Si "L'inconnu du lac" a fait scandale lors de sa sortie, "Rester vertical", dernier film d'Alain Guiraudie ne devrait pas lui non plus passer inaperçu. Le réalisateur filme des scènes d'amour sans détour, avec un réalisme qui se moque des apparences et des codes du genre. Côté politique, il aborde également des sujets très clivants comme l'euthanasie assistée ou, de façon indirecte, la GPA, gestion pour autrui réclamée par la communauté homosexuelle. Reste que ce n'est pas l'essentiel du film, ancré dans le réel, mais avec surtout des personnages déboussolés, perdus dans leur propre vie qu'ils n'assument plus.

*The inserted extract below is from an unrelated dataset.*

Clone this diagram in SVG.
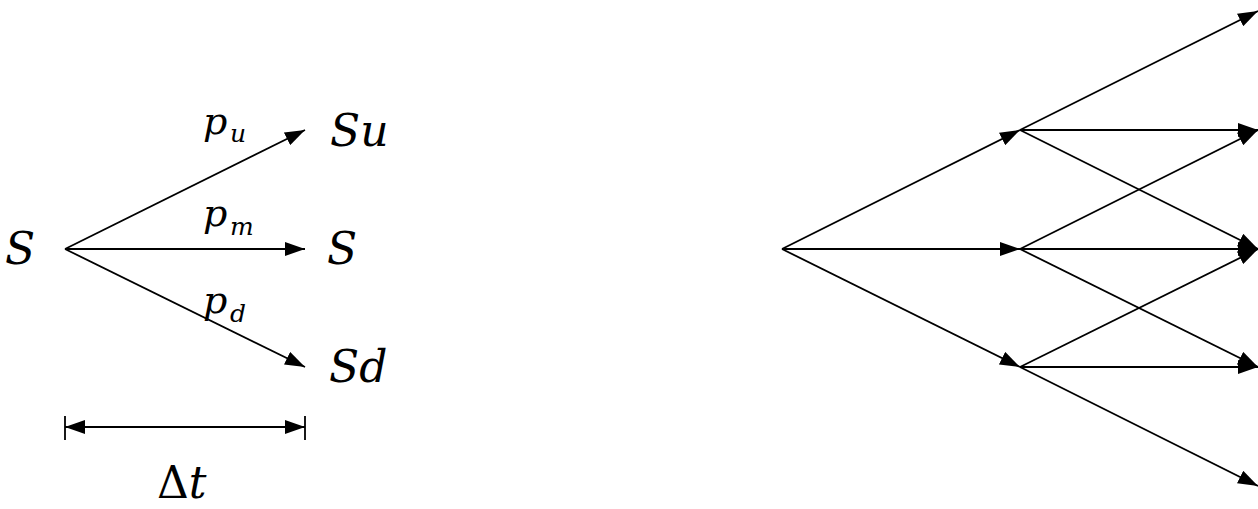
<svg xmlns="http://www.w3.org/2000/svg" width="1258" height="509" viewBox="0 0 1258 509">
<style>
.ln{stroke:#000;stroke-width:1.8;fill:none}
.m{font-family:"DejaVu Serif","Liberation Serif",serif;font-style:italic;fill:#000}
.big{font-size:44px}
.p{font-size:38px}
.sub{font-size:25px}
.up{font-style:normal}
</style>
<defs>
<marker id="ah" markerUnits="userSpaceOnUse" markerWidth="20" markerHeight="14" refX="20" refY="7" orient="auto">
<path d="M0,0 L20,7 L0,14 z" fill="#000"/>
</marker>
<marker id="ahs" markerUnits="userSpaceOnUse" markerWidth="20" markerHeight="14" refX="20" refY="7" orient="auto-start-reverse">
<path d="M0,0 L20,7 L0,14 z" fill="#000"/>
</marker>
</defs>
<g id="left-nodes">
<g id="n-S0"><text class="m big" x="5" y="264">S</text></g>
<g id="n-Su"><text class="m big" x="330" y="146">Su</text></g>
<g id="n-S1"><text class="m big" x="327" y="264">S</text></g>
<g id="n-Sd"><text class="m big" x="329" y="382">Sd</text></g>
</g>
<g id="left-connectors">
<line class="ln" x1="65" y1="249" x2="305" y2="130" marker-end="url(#ah)"/>
<line class="ln" x1="65" y1="249" x2="305" y2="249" marker-end="url(#ah)"/>
<line class="ln" x1="65" y1="249" x2="305" y2="367" marker-end="url(#ah)"/>
</g>
<g id="labels">
<text class="m p" x="203" y="134">p<tspan class="sub" x="230" y="142">u</tspan></text>
<text class="m p" x="203" y="226">p<tspan class="sub" x="230" y="235">m</tspan></text>
<text class="m p" x="203" y="313">p<tspan class="sub" x="230" y="322">d</tspan></text>
</g>
<g id="dimension">
<line class="ln" x1="65" y1="427" x2="305" y2="427" marker-start="url(#ahs)" marker-end="url(#ah)"/>
<line class="ln" x1="65" y1="416" x2="65" y2="440"/>
<line class="ln" x1="305" y1="416" x2="305" y2="440"/>
<text class="m" font-size="44" x="157" y="498"><tspan class="up">Δ</tspan>t</text>
</g>
<g id="tree-connectors">
<line class="ln" x1="782" y1="249" x2="1020" y2="130" marker-end="url(#ah)"/>
<line class="ln" x1="782" y1="249" x2="1020" y2="249" marker-end="url(#ah)"/>
<line class="ln" x1="782" y1="249" x2="1020" y2="367" marker-end="url(#ah)"/>
<line class="ln" x1="1020" y1="130" x2="1258" y2="11" marker-end="url(#ah)"/>
<line class="ln" x1="1020" y1="130" x2="1258" y2="130" marker-end="url(#ah)"/>
<line class="ln" x1="1020" y1="130" x2="1258" y2="249" marker-end="url(#ah)"/>
<line class="ln" x1="1020" y1="249" x2="1258" y2="130" marker-end="url(#ah)"/>
<line class="ln" x1="1020" y1="249" x2="1258" y2="249" marker-end="url(#ah)"/>
<line class="ln" x1="1020" y1="249" x2="1258" y2="367" marker-end="url(#ah)"/>
<line class="ln" x1="1020" y1="367" x2="1258" y2="249" marker-end="url(#ah)"/>
<line class="ln" x1="1020" y1="367" x2="1258" y2="367" marker-end="url(#ah)"/>
<line class="ln" x1="1020" y1="367" x2="1258" y2="486" marker-end="url(#ah)"/>
</g>
</svg>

La fermière et le scénariste
Le héros, Léo (Damien Bonnard) est un scénariste en perdition. Son producteur lui réclame un début d'histoire, quelques scènes, juste de quoi justifier les nombreuses avances déjà consenties. Mais Léo est sec. Il erre sur le Causse Méjean, homoncule dans une nature grandiose. Il croise le chemin de Marie (India Hair), jeune bergère. Elle surveille son troupeau de brebis, un fusil à l'épaule. Les attaques de loups se multiplient. Léo et Marie, presque comme dans un film romantique à la "Farrebique", se plaisent, s'aiment. Le scénariste abandonne ses tracas d'écriture pour vivre le parfait amour dans cette ferme appartenant au père de Marie, Jean-Louis (Raphael Thiéry). Un an plus tard, Léo cache pourtant bien des choses à Marie, la mère de son enfant. Il va régulièrement dans une petite bourgade pour tenter de rencontrer Yoann, jeune éphèbe qu'il rêve de faire apparaître dans son prochain film. Léo a la sexualité aussi sinueuse que les routes de Lozère où est tourné le film, comme toujours dans les créations d'Alain Guiraudie, parfait exemple de récits politiquement non corrects. Quand Marie quitte la ferme, abandonnant le bébé à un Léo désemparé, le film bascule dans la fable sociale grinçante. Un homme seul, avec un bébé, sans domicile fixe ni revenus ? Difficile de s'intégrer dans le paysage français policé. La suite du film consiste à plusieurs allers-retours entre la ferme sous la menace des loups, le marais poitevin et une druidesse très nature, et Brest, sa grisaille et ses clochards. En passant par Séverac-le-Château, village d'Aveyron où Léo fausse compagnie à des gendarmes, personnages récurrents de tous les films de Guiraudie. Pour boucler cette histoire, il fallait l'intervention d'un élément extérieur fort. Le loup, dont la menace a plané tout le long du film peut entrer en scène.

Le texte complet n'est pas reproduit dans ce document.